> [Given data]:
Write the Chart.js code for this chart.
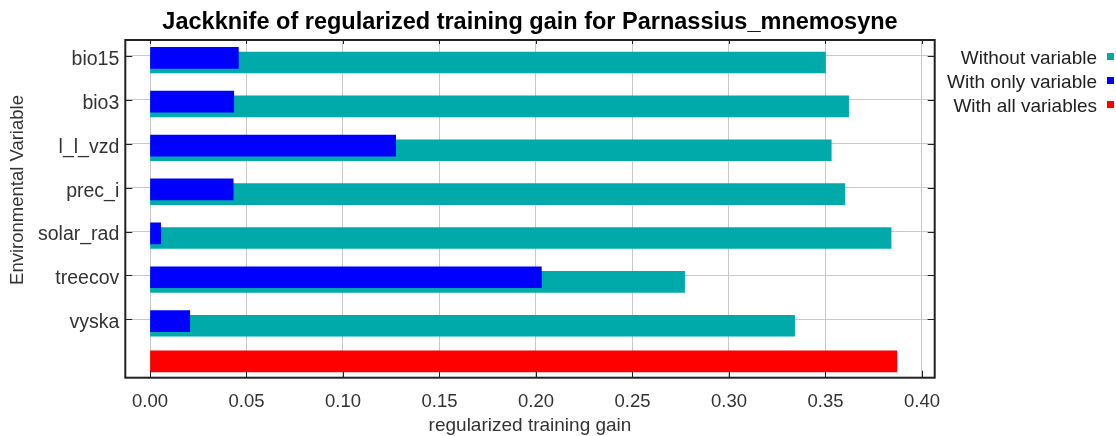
<!DOCTYPE html>
<html>
<head>
<meta charset="utf-8">
<script src="https://cdn.jsdelivr.net/npm/chart.js@4.4.1/dist/chart.umd.min.js"></script>
<style>
html,body{margin:0;padding:0;background:#fff;}
#wrap{position:relative;width:1116px;height:436px;overflow:hidden;background:#fff;}
#c{position:absolute;left:0;top:0;}
#legend{position:absolute;left:880px;top:46px;width:234px;font-family:'Liberation Sans',Arial,sans-serif;font-size:19px;color:#222;}
.lg-row{height:24px;line-height:24px;text-align:right;white-space:nowrap;}
.lg-box{display:inline-block;width:7px;height:7px;margin-left:10px;vertical-align:middle;position:relative;top:-2px;}
</style>
</head>
<body>
<div id="wrap">
  <canvas id="c" width="1116" height="436"></canvas>
  <div id="legend"></div>
</div>
<script>
// ---- data ----
const CATEGORIES = ['bio15', 'bio3', 'l_l_vzd', 'prec_i', 'solar_rad', 'treecov', 'vyska'];
const WITHOUT_VARIABLE = [0.350, 0.362, 0.353, 0.360, 0.384, 0.277, 0.334];
const WITH_ONLY_VARIABLE = [0.0458, 0.0434, 0.1273, 0.0431, 0.0055, 0.2028, 0.0206];
const WITH_ALL_VARIABLES = [0.387];
const X_TICKS = [0.00, 0.05, 0.10, 0.15, 0.20, 0.25, 0.30, 0.35, 0.40];
const SERIES_LABELS = ['Without variable', 'With only variable', 'With all variables'];
const TITLE = 'Jackknife of regularized training gain for Parnassius_mnemosyne';
const X_TITLE = 'regularized training gain';
const Y_TITLE = 'Environmental Variable';

// ---- styling / layout ----
const COLORS = ['#00aaaa', '#0000ff', '#ff0000'];
const FONT = "'Liberation Sans', Arial, sans-serif";
const OFF_WITHOUT = 0.148, OFF_ONLY = 0.041, OFF_ALL = -0.04;

const framePlugin = {
  id: 'frame',
  afterDatasetsDraw(chart) {
    const {ctx, chartArea: a, scales} = chart;
    const x = scales.x, y = scales.y;
    ctx.save();
    ctx.strokeStyle = '#222';
    ctx.lineWidth = 1;
    ctx.beginPath();
    x.ticks.forEach(t => {
      const px = Math.round(x.getPixelForValue(t.value)) + 0.5;
      ctx.moveTo(px, a.top); ctx.lineTo(px, a.top + 4);
      ctx.moveTo(px, a.bottom); ctx.lineTo(px, a.bottom - 7);
    });
    y.ticks.forEach(t => {
      const py = Math.round(y.getPixelForValue(t.value)) + 0.5;
      ctx.moveTo(a.left, py); ctx.lineTo(a.left + 7, py);
      ctx.moveTo(a.right, py); ctx.lineTo(a.right - 7, py);
    });
    ctx.stroke();
    ctx.lineWidth = 2;
    ctx.strokeRect(a.left, a.top, a.right - a.left, a.bottom - a.top);
    // y axis title
    ctx.translate(18, 190);
    ctx.rotate(-Math.PI / 2);
    ctx.fillStyle = '#333';
    ctx.font = '18.5px ' + FONT;
    ctx.textAlign = 'center';
    ctx.textBaseline = 'middle';
    ctx.fillText(Y_TITLE, 0, 0);
    ctx.restore();
  }
};

const chart = new Chart(document.getElementById('c'), {
  type: 'bar',
  data: {
    datasets: [
      { label: SERIES_LABELS[0], data: WITHOUT_VARIABLE.map((v, i) => ({x: v, y: i + OFF_WITHOUT})), backgroundColor: COLORS[0], order: 2 },
      { label: SERIES_LABELS[1], data: WITH_ONLY_VARIABLE.map((v, i) => ({x: v, y: i + OFF_ONLY})), backgroundColor: COLORS[1], order: 1 },
      { label: SERIES_LABELS[2], data: WITH_ALL_VARIABLES.map(v => ({x: v, y: CATEGORIES.length + OFF_ALL})), backgroundColor: COLORS[2], order: 0 }
    ]
  },
  options: {
    indexAxis: 'y',
    responsive: false,
    animation: false,
    datasets: { bar: { barThickness: 21, grouped: false, borderWidth: 0 } },
    layout: { padding: { left: 0, right: 181.3, top: 0, bottom: 0 } },
    plugins: {
      legend: { display: false },
      tooltip: { enabled: false },
      title: {
        display: true, text: TITLE, fullSize: false, color: '#000',
        font: { family: FONT, size: 23.5, weight: 'bold', lineHeight: 1.2 },
        padding: { top: 8.4, bottom: 3.4 }
      }
    },
    scales: {
      x: {
        type: 'linear', position: 'bottom', min: -0.0128, max: 0.4066, offset: false,
        afterBuildTicks: s => { s.ticks = X_TICKS.map(v => ({value: v})); },
        afterFit: s => { s.height = 58.3; },
        grid: { color: '#c8c8c8', lineWidth: 1, drawTicks: false, offset: false },
        border: { display: false },
        ticks: { padding: 13, color: '#333', font: { family: FONT, size: 18.5 }, autoSkip: false, maxRotation: 0,
                 callback: v => Number(v).toFixed(2) },
        title: { display: true, text: X_TITLE, color: '#333', font: { family: FONT, size: 19, lineHeight: 1 }, padding: { top: 0, bottom: 1 } }
      },
      y: {
        type: 'linear', reverse: true, min: -0.3646, max: 7.331, offset: false,
        afterBuildTicks: s => { s.ticks = CATEGORIES.map((c, i) => ({value: i})); },
        afterFit: s => { s.width = 125.3; },
        grid: { color: '#c8c8c8', lineWidth: 1, drawTicks: false, offset: false },
        border: { display: false },
        ticks: { padding: 6, labelOffset: 3.5, color: '#333', font: { family: FONT, size: 19.5 }, autoSkip: false,
                 callback: (v, idx) => CATEGORIES[idx] }
      }
    }
  },
  plugins: [framePlugin]
});

// HTML legend (text left, swatch right)
const lg = document.getElementById('legend');
SERIES_LABELS.forEach((lab, i) => {
  const row = document.createElement('div');
  row.className = 'lg-row';
  const t = document.createElement('span');
  t.textContent = lab;
  const b = document.createElement('span');
  b.className = 'lg-box';
  b.style.background = COLORS[i];
  row.appendChild(t); row.appendChild(b);
  lg.appendChild(row);
});
</script>
</body>
</html>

> [Problem]: The material above must be printed exactly, with its pictures left out.

> [Expected answer]:
Write the Chart.js code for this chart.
<!DOCTYPE html>
<html>
<head>
<meta charset="utf-8">
<script src="https://cdn.jsdelivr.net/npm/chart.js@4.4.1/dist/chart.umd.min.js"></script>
<style>
html,body{margin:0;padding:0;background:#fff;}
#wrap{position:relative;width:1116px;height:436px;overflow:hidden;background:#fff;}
#c{position:absolute;left:0;top:0;}
#legend{position:absolute;left:880px;top:46px;width:234px;font-family:'Liberation Sans',Arial,sans-serif;font-size:19px;color:#222;}
.lg-row{height:24px;line-height:24px;text-align:right;white-space:nowrap;}
.lg-box{display:inline-block;width:7px;height:7px;margin-left:10px;vertical-align:middle;position:relative;top:-2px;}
</style>
</head>
<body>
<div id="wrap">
  <canvas id="c" width="1116" height="436"></canvas>
  <div id="legend"></div>
</div>
<script>
// ---- data ----
const CATEGORIES = ['bio15', 'bio3', 'l_l_vzd', 'prec_i', 'solar_rad', 'treecov', 'vyska'];
const WITHOUT_VARIABLE = [0.350, 0.362, 0.353, 0.360, 0.384, 0.277, 0.334];
const WITH_ONLY_VARIABLE = [0.0458, 0.0434, 0.1273, 0.0431, 0.0055, 0.2028, 0.0206];
const WITH_ALL_VARIABLES = [0.387];
const X_TICKS = [0.00, 0.05, 0.10, 0.15, 0.20, 0.25, 0.30, 0.35, 0.40];
const SERIES_LABELS = ['Without variable', 'With only variable', 'With all variables'];
const TITLE = 'Jackknife of regularized training gain for Parnassius_mnemosyne';
const X_TITLE = 'regularized training gain';
const Y_TITLE = 'Environmental Variable';

// ---- styling / layout ----
const COLORS = ['#00aaaa', '#0000ff', '#ff0000'];
const FONT = "'Liberation Sans', Arial, sans-serif";
const OFF_WITHOUT = 0.148, OFF_ONLY = 0.041, OFF_ALL = -0.04;

const framePlugin = {
  id: 'frame',
  afterDatasetsDraw(chart) {
    const {ctx, chartArea: a, scales} = chart;
    const x = scales.x, y = scales.y;
    ctx.save();
    ctx.strokeStyle = '#222';
    ctx.lineWidth = 1;
    ctx.beginPath();
    x.ticks.forEach(t => {
      const px = Math.round(x.getPixelForValue(t.value)) + 0.5;
      ctx.moveTo(px, a.top); ctx.lineTo(px, a.top + 4);
      ctx.moveTo(px, a.bottom); ctx.lineTo(px, a.bottom - 7);
    });
    y.ticks.forEach(t => {
      const py = Math.round(y.getPixelForValue(t.value)) + 0.5;
      ctx.moveTo(a.left, py); ctx.lineTo(a.left + 7, py);
      ctx.moveTo(a.right, py); ctx.lineTo(a.right - 7, py);
    });
    ctx.stroke();
    ctx.lineWidth = 2;
    ctx.strokeRect(a.left, a.top, a.right - a.left, a.bottom - a.top);
    // y axis title
    ctx.translate(18, 190);
    ctx.rotate(-Math.PI / 2);
    ctx.fillStyle = '#333';
    ctx.font = '18.5px ' + FONT;
    ctx.textAlign = 'center';
    ctx.textBaseline = 'middle';
    ctx.fillText(Y_TITLE, 0, 0);
    ctx.restore();
  }
};

const chart = new Chart(document.getElementById('c'), {
  type: 'bar',
  data: {
    datasets: [
      { label: SERIES_LABELS[0], data: WITHOUT_VARIABLE.map((v, i) => ({x: v, y: i + OFF_WITHOUT})), backgroundColor: COLORS[0], order: 2 },
      { label: SERIES_LABELS[1], data: WITH_ONLY_VARIABLE.map((v, i) => ({x: v, y: i + OFF_ONLY})), backgroundColor: COLORS[1], order: 1 },
      { label: SERIES_LABELS[2], data: WITH_ALL_VARIABLES.map(v => ({x: v, y: CATEGORIES.length + OFF_ALL})), backgroundColor: COLORS[2], order: 0 }
    ]
  },
  options: {
    indexAxis: 'y',
    responsive: false,
    animation: false,
    datasets: { bar: { barThickness: 21, grouped: false, borderWidth: 0 } },
    layout: { padding: { left: 0, right: 181.3, top: 0, bottom: 0 } },
    plugins: {
      legend: { display: false },
      tooltip: { enabled: false },
      title: {
        display: true, text: TITLE, fullSize: false, color: '#000',
        font: { family: FONT, size: 23.5, weight: 'bold', lineHeight: 1.2 },
        padding: { top: 8.4, bottom: 3.4 }
      }
    },
    scales: {
      x: {
        type: 'linear', position: 'bottom', min: -0.0128, max: 0.4066, offset: false,
        afterBuildTicks: s => { s.ticks = X_TICKS.map(v => ({value: v})); },
        afterFit: s => { s.height = 58.3; },
        grid: { color: '#c8c8c8', lineWidth: 1, drawTicks: false, offset: false },
        border: { display: false },
        ticks: { padding: 13, color: '#333', font: { family: FONT, size: 18.5 }, autoSkip: false, maxRotation: 0,
                 callback: v => Number(v).toFixed(2) },
        title: { display: true, text: X_TITLE, color: '#333', font: { family: FONT, size: 19, lineHeight: 1 }, padding: { top: 0, bottom: 1 } }
      },
      y: {
        type: 'linear', reverse: true, min: -0.3646, max: 7.331, offset: false,
        afterBuildTicks: s => { s.ticks = CATEGORIES.map((c, i) => ({value: i})); },
        afterFit: s => { s.width = 125.3; },
        grid: { color: '#c8c8c8', lineWidth: 1, drawTicks: false, offset: false },
        border: { display: false },
        ticks: { padding: 6, labelOffset: 3.5, color: '#333', font: { family: FONT, size: 19.5 }, autoSkip: false,
                 callback: (v, idx) => CATEGORIES[idx] }
      }
    }
  },
  plugins: [framePlugin]
});

// HTML legend (text left, swatch right)
const lg = document.getElementById('legend');
SERIES_LABELS.forEach((lab, i) => {
  const row = document.createElement('div');
  row.className = 'lg-row';
  const t = document.createElement('span');
  t.textContent = lab;
  const b = document.createElement('span');
  b.className = 'lg-box';
  b.style.background = COLORS[i];
  row.appendChild(t); row.appendChild(b);
  lg.appendChild(row);
});
</script>
</body>
</html>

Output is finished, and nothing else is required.